Besonders im internationalen Vergleich bereitet ihm die Wettbewerbsfähigkeit Deutschlands Sorgen. Wenn er etwa in China, den USA oder anderen asiatischen Ländern sehe, wie entschlossen diese Wirtschaftsnationen agieren, mache ihm das Sorgen um die Zukunft des Standorts Deutschland. Trotz der technologischen Stärke Deutschlands, die Höttges lobend hervorhob, müsse das Land aufpassen, den Anschluss im globalen Wettbewerb nicht zu verlieren.
Zudem sei die Höhe der ausländischen Investitionen in Deutschland derzeit gering, und der Fachkräftemangel, insbesondere in spezialisierten Berufen, stelle eine erhebliche Herausforderung dar. Er wies auch auf die steigenden Energiekosten und Transportausgaben hin, die den Wirtschaftsstandort zusätzlich belasten. Hinzu kämen übermäßige Bürokratie und langsame Fortschritte in der Digitalisierung. Laut Höttges könne langfristig kein Wohlstand gesichert werden, wenn die Produktivität in den Bereichen Arbeit, Kapital und Rohstoffe nicht gesteigert werde.
Interessanterweise zeigen Gutverdiener eine größere Bereitschaft, bis zum Rentenalter zu arbeiten, während bei Geringverdienern der Wunsch, länger zu arbeiten, etwas stärker ausgeprägt ist, vermutlich aus finanziellen Gründen. Unabhängig von der Einkommensgruppe ist die Absicherung des Lebensstandards im Alter der entscheidende Faktor bei der Entscheidung über den Renteneintritt. Gleichzeitig herrscht weitgehend die Überzeugung, dass man sich den Ruhestand aufgrund seiner Lebensleistung verdient habe. Dieses Denken könne jedoch problematisch werden, wenn daraus der Anspruch entsteht, das Renteneintrittsalter konstant zu halten, obwohl die Lebenserwartung steigt und die Rentenbezugsdauer dadurch länger wird, so das IW.
Neben finanziellen Aspekten spiele auch die Freude an der Arbeit eine wichtige Rolle bei der Entscheidung, länger im Berufsleben zu bleiben.

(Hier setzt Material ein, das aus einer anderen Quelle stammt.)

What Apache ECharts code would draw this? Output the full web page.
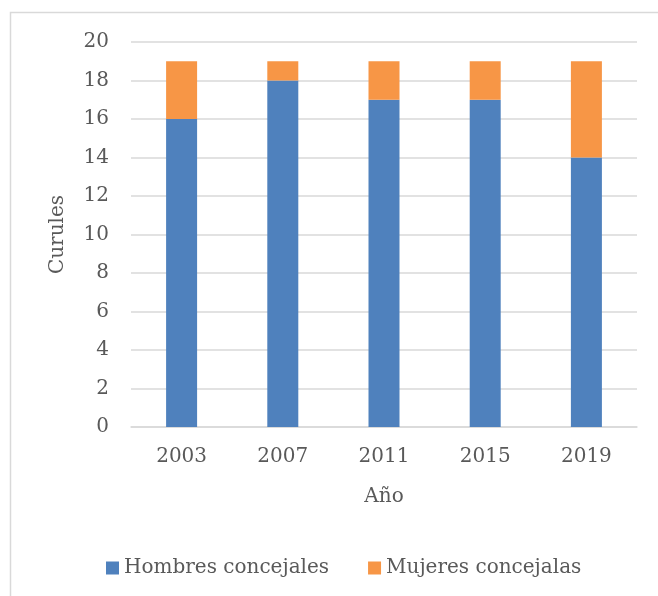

Beschäftigte, die sich engagiert und energiegeladen fühlen, streben laut der Umfrage häufiger eine Erwerbstätigkeit bis zum gesetzlichen Rentenalter an als weniger engagierte Kolleginnen und Kollegen.
Die Studie zeigt auch, dass die Politik sich bisher zu stark auf finanzielle Anreize konzentriert, um das Rentenalter zu erhöhen. Stattdessen seien Faktoren wie der Gesundheitszustand, das Wohlbefinden, das Engagement und die Bereitschaft zur Weiterbildung entscheidende Treiber für die Bereitschaft, länger zu arbeiten. Durch eine Stärkung des betrieblichen Gesundheitsmanagements sowie präventive Maßnahmen, auch im Bereich der psychischen Gesundheit, könnte dem vorzeitigen Ausscheiden aus dem Berufsleben entgegengewirkt werden.